At her Monday press appearance, it appeared that Secretary of Homeland Security Kirstjen Nielsen was deeply wounded by the idea she would separate families and insist on infants being torn screaming from their mother’s arms. Nielsen claimed that the Trump-instituted policy was never intended as a deterrence, and just being asked that question was something that she found “offensive.”
That was Monday. But on Tuesday, as TPM reports, the idea of using kids as hostages to Trump White House demands wasn’t just acceptable, but a point of twisted pride.
HHS spokesman Steve Wagner: We expect that the new policy will result in a deterrence effect and we certainly hope parents stop bringing kids on this dangerous journey.
And actually, there was a very good reason why the idea was presented to Nielsen on Monday, even if she acted as if she’d never encountered that particular dead rat of an idea before.
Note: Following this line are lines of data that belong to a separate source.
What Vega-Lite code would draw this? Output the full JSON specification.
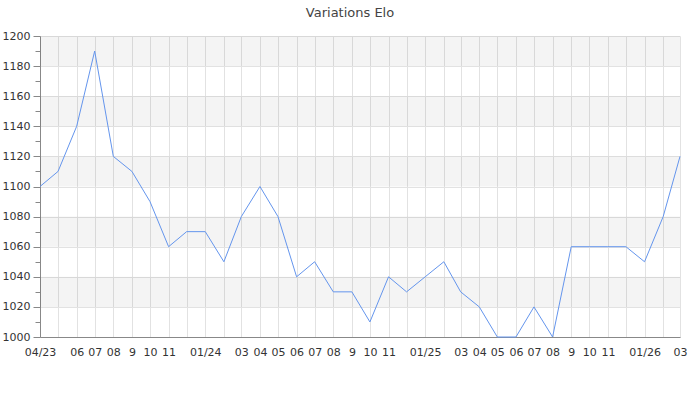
{
  "$schema": "https://vega.github.io/schema/vega-lite/v6.json",
  "width": 640,
  "height": 301,
  "autosize": {"type": "none"},
  "padding": {"left": 40, "top": 36, "right": 20, "bottom": 63},
  "background": "white",
  "title": {
    "text": "Variations Elo",
    "font": "DejaVu Sans",
    "fontSize": 13,
    "fontWeight": "normal",
    "color": "#444",
    "dx": -10,
    "offset": -3,
    "baseline": "bottom"
  },
  "config": {
    "view": {"stroke": null},
    "axis": {"labelFont": "DejaVu Sans", "labelFontSize": 11, "labelColor": "#333", "domainColor": "#888", "tickColor": "#888", "gridColor": "#e2e2e2", "labelOverlap": false}
  },
  "layer": [
    {
      "data": {"values": [
        {"lo": 1020, "hi": 1040},
        {"lo": 1060, "hi": 1080},
        {"lo": 1100, "hi": 1120},
        {"lo": 1140, "hi": 1160},
        {"lo": 1180, "hi": 1200}
      ]},
      "mark": {"type": "rect", "color": "#000", "opacity": 0.045},
      "encoding": {
        "y": {
          "field": "lo",
          "type": "quantitative",
          "scale": {"domain": [1000, 1200], "nice": false, "zero": false},
          "axis": {
            "title": null,
            "values": [1000, 1010, 1020, 1030, 1040, 1050, 1060, 1070, 1080, 1090, 1100, 1110, 1120, 1130, 1140, 1150, 1160, 1170, 1180, 1190, 1200],
            "labelExpr": "datum.value % 20 == 0 ? datum.label : ''",
            "format": "d",
            "labelPadding": 3,
            "labelOverlap": false,
            "tickSize": {"condition": {"test": "datum.value % 20 == 0", "value": 7}, "value": 5},
            "gridOpacity": {"condition": {"test": "datum.value % 20 == 0", "value": 1}, "value": 0}
          }
        },
        "y2": {"field": "hi"}
      }
    },
    {
      "data": {"values": [
        {"date": "2023-04-01", "elo": 1100},
        {"date": "2023-05-01", "elo": 1110},
        {"date": "2023-06-01", "elo": 1140},
        {"date": "2023-07-01", "elo": 1190},
        {"date": "2023-08-01", "elo": 1120},
        {"date": "2023-09-01", "elo": 1110},
        {"date": "2023-10-01", "elo": 1090},
        {"date": "2023-11-01", "elo": 1060},
        {"date": "2023-12-01", "elo": 1070},
        {"date": "2024-01-01", "elo": 1070},
        {"date": "2024-02-01", "elo": 1050},
        {"date": "2024-03-01", "elo": 1080},
        {"date": "2024-04-01", "elo": 1100},
        {"date": "2024-05-01", "elo": 1080},
        {"date": "2024-06-01", "elo": 1040},
        {"date": "2024-07-01", "elo": 1050},
        {"date": "2024-08-01", "elo": 1030},
        {"date": "2024-09-01", "elo": 1030},
        {"date": "2024-10-01", "elo": 1010},
        {"date": "2024-11-01", "elo": 1040},
        {"date": "2024-12-01", "elo": 1030},
        {"date": "2025-01-01", "elo": 1040},
        {"date": "2025-02-01", "elo": 1050},
        {"date": "2025-03-01", "elo": 1030},
        {"date": "2025-04-01", "elo": 1020},
        {"date": "2025-05-01", "elo": 1000},
        {"date": "2025-06-01", "elo": 1000},
        {"date": "2025-07-01", "elo": 1020},
        {"date": "2025-08-01", "elo": 1000},
        {"date": "2025-09-01", "elo": 1060},
        {"date": "2025-10-01", "elo": 1060},
        {"date": "2025-11-01", "elo": 1060},
        {"date": "2025-12-01", "elo": 1060},
        {"date": "2026-01-01", "elo": 1050},
        {"date": "2026-02-01", "elo": 1080},
        {"date": "2026-03-01", "elo": 1120}
      ]},
      "mark": {"type": "line", "color": "#6495ed", "strokeWidth": 1},
      "encoding": {
        "x": {
          "field": "date",
          "type": "temporal",
          "scale": {"type": "utc", "domain": ["2023-04-01", "2026-03-01"], "nice": false},
          "axis": {
            "title": null,
            "tickCount": {"interval": "month", "step": 1},
            "ticks": false,
            "tickSize": 0,
            "labelPadding": 9,
            "labelOverlap": false,
            "labelFlush": false,
            "grid": true,
            "labelExpr": "utcyear(datum.value) == 2023 && utcmonth(datum.value) == 3 || utcmonth(datum.value) == 0 ? utcFormat(datum.value, '%m/%y') : ((utcyear(datum.value) == 2023 && utcmonth(datum.value) == 4) || utcmonth(datum.value) == 1 || utcmonth(datum.value) == 11 ? '' : (utcmonth(datum.value) == 8 ? '9' : utcFormat(datum.value, '%m')))"
          }
        },
        "y": {
          "field": "elo",
          "type": "quantitative",
          "scale": {"domain": [1000, 1200], "nice": false, "zero": false},
          "axis": {
            "title": null,
            "values": [1000, 1010, 1020, 1030, 1040, 1050, 1060, 1070, 1080, 1090, 1100, 1110, 1120, 1130, 1140, 1150, 1160, 1170, 1180, 1190, 1200],
            "labelExpr": "datum.value % 20 == 0 ? datum.label : ''",
            "format": "d",
            "labelPadding": 3,
            "labelOverlap": false,
            "tickSize": {"condition": {"test": "datum.value % 20 == 0", "value": 7}, "value": 5},
            "gridOpacity": {"condition": {"test": "datum.value % 20 == 0", "value": 1}, "value": 0}
          }
        }
      }
    }
  ]
}
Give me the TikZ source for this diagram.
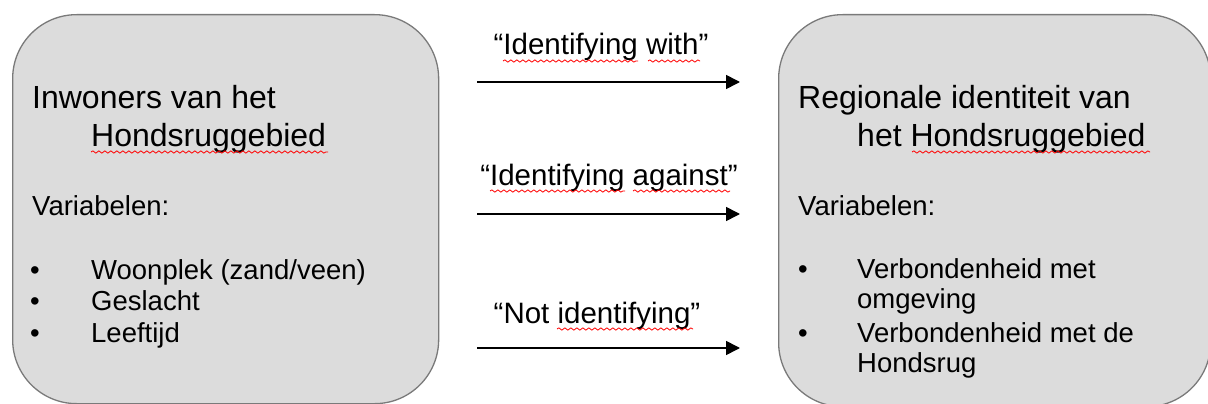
\documentclass[tikz,border=0pt]{standalone}
\usepackage{fontspec}
\setmainfont{Liberation Sans}
\usetikzlibrary{arrows.meta,decorations.pathmorphing}
\definecolor{boxfill}{HTML}{DCDCDC}
\definecolor{boxline}{HTML}{7A7A7A}
\begin{document}
\begin{tikzpicture}[x=1pt,y=-1pt,
  panel/.style={draw=boxline,line width=1.3pt,fill=boxfill,rounded corners=64pt,inner sep=0pt},
  title/.style={anchor=base west,inner sep=0pt,font=\fontsize{32}{38}\selectfont},
  body/.style={anchor=base west,inner sep=0pt,font=\fontsize{27.5}{33}\selectfont},
  lbl/.style={anchor=base,inner sep=0pt,font=\fontsize{29.5}{35}\selectfont},
  flow/.style={line width=1.6pt,-{Triangle[length=14pt,width=14pt]}},
  wavy/.style={red,line width=0.8pt,decorate,decoration={snake,amplitude=1.1pt,segment length=6pt}}]
\useasboundingbox (0,0) rectangle (1208,404);
\clip (0,0) rectangle (1208,404);
% boxes
\node[panel,minimum width=426pt,minimum height=389pt,anchor=north west] (lbox) at (12,14) {};
\node[panel,minimum width=432pt,minimum height=392pt,anchor=north west] (rbox) at (778,14) {};
% left texts
\node[title] (l1) at (32,109) {Inwoners van het};
\node[title] (l2) at (91,146) {Hondsruggebied};
\node[body] (lv) at (32,215) {Variabelen:};
\node[body] (lb1) at (30,279) {•};
\node[body] (lb2) at (30,310) {•};
\node[body] (lb3) at (30,342) {•};
\node[body] (li1) at (91,279) {Woonplek (zand/veen)};
\node[body] (li2) at (91,310) {Geslacht};
\node[body] (li3) at (91,342) {Leeftijd};
% right texts
\node[title] (r1) at (798,109) {Regionale identiteit van};
\node[title] (r2) at (857,146) {het Hondsruggebied};
\node[body] (rv) at (798,215) {Variabelen:};
\node[body] (rb1) at (798,278) {•};
\node[body] (rb2) at (798,342) {•};
\node[body] (ri1) at (857,278) {Verbondenheid met};
\node[body] (ri2) at (857,308) {omgeving};
\node[body] (ri3) at (857,342) {Verbondenheid met de};
\node[body] (ri4) at (857,372) {Hondsrug};
% labels
\node[lbl] (t1) at (601,55) {“Identifying with”};
\node[lbl] (t2) at (609,185) {“Identifying against”};
\node[lbl] (t3) at (597,323) {“Not identifying”};
% arrows
\coordinate (a1s) at (477,82); \coordinate (a1e) at (740,82);
\coordinate (a2s) at (477,214); \coordinate (a2e) at (740,214);
\coordinate (a3s) at (477,348); \coordinate (a3e) at (740,348);
\draw[flow] (a1s) -- (a1e);
\draw[flow] (a2s) -- (a2e);
\draw[flow] (a3s) -- (a3e);
% spell-check underlines
\draw[wavy] (91,152) -- (328,152);
\draw[wavy] (912,152) -- (1150,152);
\draw[wavy] (503,61) -- (638,61);
\draw[wavy] (648,61) -- (700,61);
\draw[wavy] (490,191) -- (625,191);
\draw[wavy] (633,191) -- (730,191);
\draw[wavy] (557,329) -- (693,329);
\end{tikzpicture}
\end{document}
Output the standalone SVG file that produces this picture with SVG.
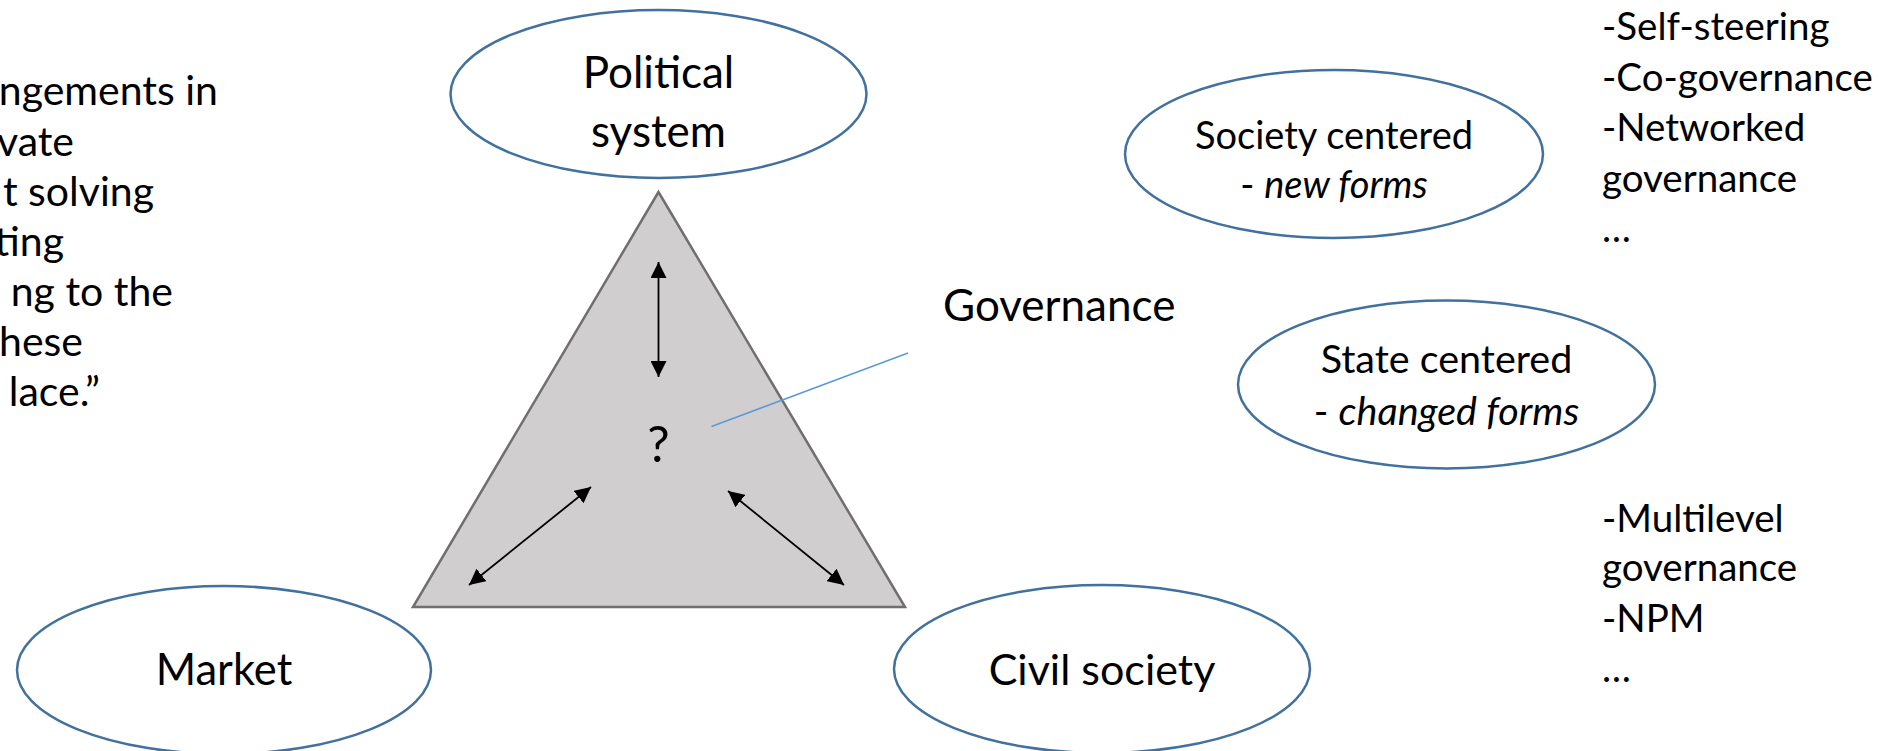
<svg xmlns="http://www.w3.org/2000/svg" width="1895" height="751" viewBox="0 0 1895 751">
  <style>
    .t { font-family: Lato, "Open Sans", "Liberation Sans", sans-serif; fill: #000; }
    .ell { fill: #fff; stroke: #41719c; stroke-width: 2.5; }
    .arr { stroke: #000; stroke-width: 1.8; fill: none; marker-start: url(#ah); marker-end: url(#ah); }
  </style>
  <defs>
    <marker id="ah" viewBox="0 0 10 10" markerUnits="userSpaceOnUse" markerWidth="16" markerHeight="16" refX="10" refY="5" orient="auto-start-reverse">
      <path d="M0,0 L10,5 L0,10 z" fill="#000"/>
    </marker>
  </defs>
  <rect width="1895" height="751" fill="#fff"/>

  <g id="quote-text" class="t" font-size="41" text-anchor="end">
    <text x="218" y="105">ngements in</text>
    <text x="74" y="156">vate</text>
    <text x="154" y="206">t solving</text>
    <text x="64" y="256">ting</text>
    <text x="173" y="306">ng to the</text>
    <text x="83" y="356">hese</text>
    <text x="100" y="406">lace.”</text>
  </g>

  <g id="triangle">
    <polygon points="658.5,192 413,607 905,607" fill="#d0cecf" stroke="#706e6e" stroke-width="2.5"/>
    <text class="t" x="658.5" y="462" font-size="50" text-anchor="middle">?</text>
  </g>

  <g id="connectors">
    <line class="arr" x1="658.5" y1="262" x2="658.5" y2="377"/>
    <line class="arr" x1="469" y1="585" x2="591" y2="487"/>
    <line class="arr" x1="728" y1="491" x2="844" y2="585"/>
    <line x1="711.5" y1="426.5" x2="908" y2="353" stroke="#5b9bd5" stroke-width="1.5"/>
  </g>

  <g id="political-system">
    <ellipse class="ell" cx="658.5" cy="94" rx="208" ry="84"/>
    <text class="t" font-size="44" text-anchor="middle"><tspan x="658.5" y="88">Political</tspan><tspan x="658.5" y="147">system</tspan></text>
  </g>

  <g id="market">
    <ellipse class="ell" cx="224" cy="670" rx="207" ry="84"/>
    <text class="t" x="224" y="685" font-size="43.5" text-anchor="middle">Market</text>
  </g>

  <g id="civil-society">
    <ellipse class="ell" cx="1102" cy="669" rx="208" ry="84"/>
    <text class="t" x="1102" y="685" font-size="43" text-anchor="middle">Civil society</text>
  </g>

  <g id="governance">
    <text class="t" x="943" y="321" font-size="44">Governance</text>
  </g>

  <g id="society-centered">
    <ellipse class="ell" cx="1334" cy="154" rx="209" ry="84"/>
    <text class="t" font-size="38" text-anchor="middle"><tspan x="1334" y="149">Society centered</tspan><tspan x="1334" y="198">- <tspan font-style="italic">new forms</tspan></tspan></text>
  </g>

  <g id="state-centered">
    <ellipse class="ell" cx="1446.5" cy="384.5" rx="208.5" ry="84"/>
    <text class="t" font-size="39.5" text-anchor="middle"><tspan x="1446.5" y="373">State centered</tspan><tspan x="1446.5" y="425">- <tspan font-style="italic">changed forms</tspan></tspan></text>
  </g>

  <g id="society-list" class="t" font-size="38.5">
    <text x="1602" y="40">-Self-steering</text>
    <text x="1602" y="90.5">-Co-governance</text>
    <text x="1602" y="141">-Networked</text>
    <text x="1602" y="191.5">governance</text>
    <text x="1602" y="242">…</text>
  </g>

  <g id="state-list" class="t" font-size="38.5">
    <text x="1602" y="531.5">-Multilevel</text>
    <text x="1602" y="581">governance</text>
    <text x="1602" y="631.5">-NPM</text>
    <text x="1602" y="682">…</text>
  </g>
</svg>
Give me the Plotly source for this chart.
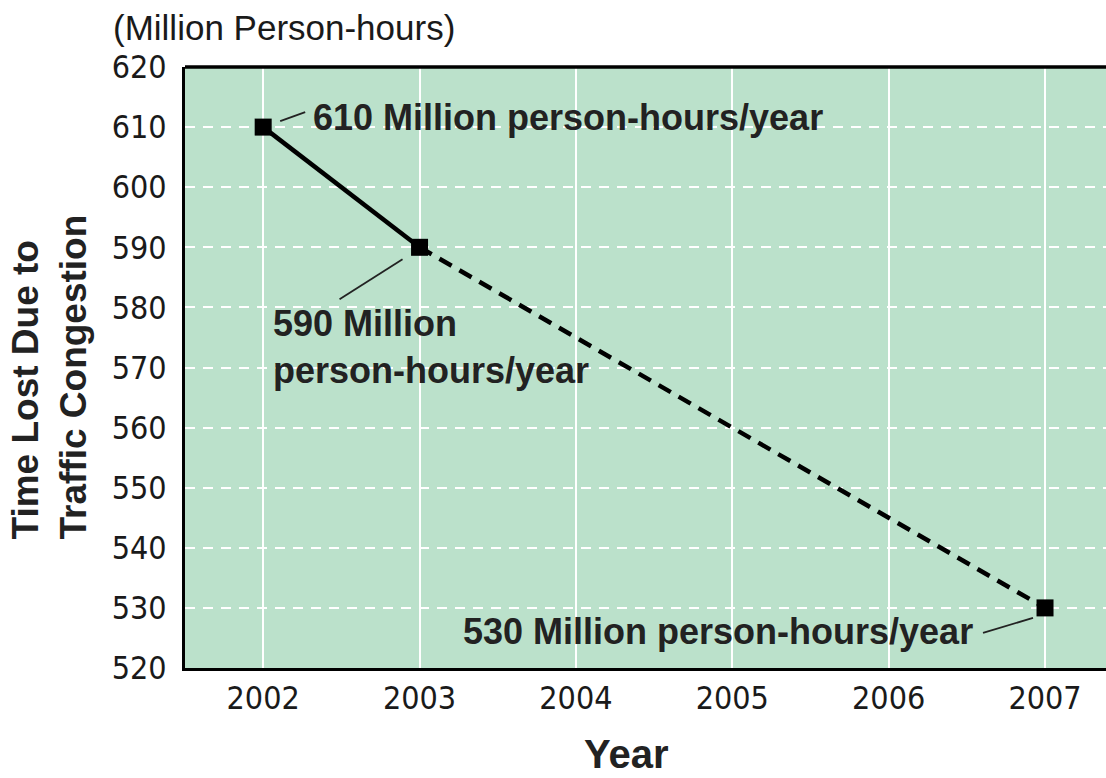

As John Kelly explained to NPR a month ago ...
John Kelly: But a big name of the game is deterrence. If your…
Reporter: And so family separation stands as a pretty tough deterrent.
Kelly: Could be a tough deterrent, would be a tough deterrent, a much faster turnaround on asylum-seekers.
Deterrence has always been part of the plan. Kelly said it before, Wagner said it today, and no matter how “offended” Nielsen claimed to be, it was equally true on Monday. The policy advocated by Donald Trump, Stephen Miller and John Kelly, the policy carried out by Kirstjen Nielsen, is to frighten immigrants badly enough to convince them it would be better to stay in life-threatening situations than to face the brutal certainty that the United States government would rip their children away to … wherever Nielsen is hiding the girls and infants. And that’s the less cynical way of viewing this policy. Because the more obvious take is that kids are being held to squeeze Congress into giving Donald Trump a “win” on immigration policy. Either way, other term for this policy is “state sponsored terrorism.” And the other word for those children is “hostages.”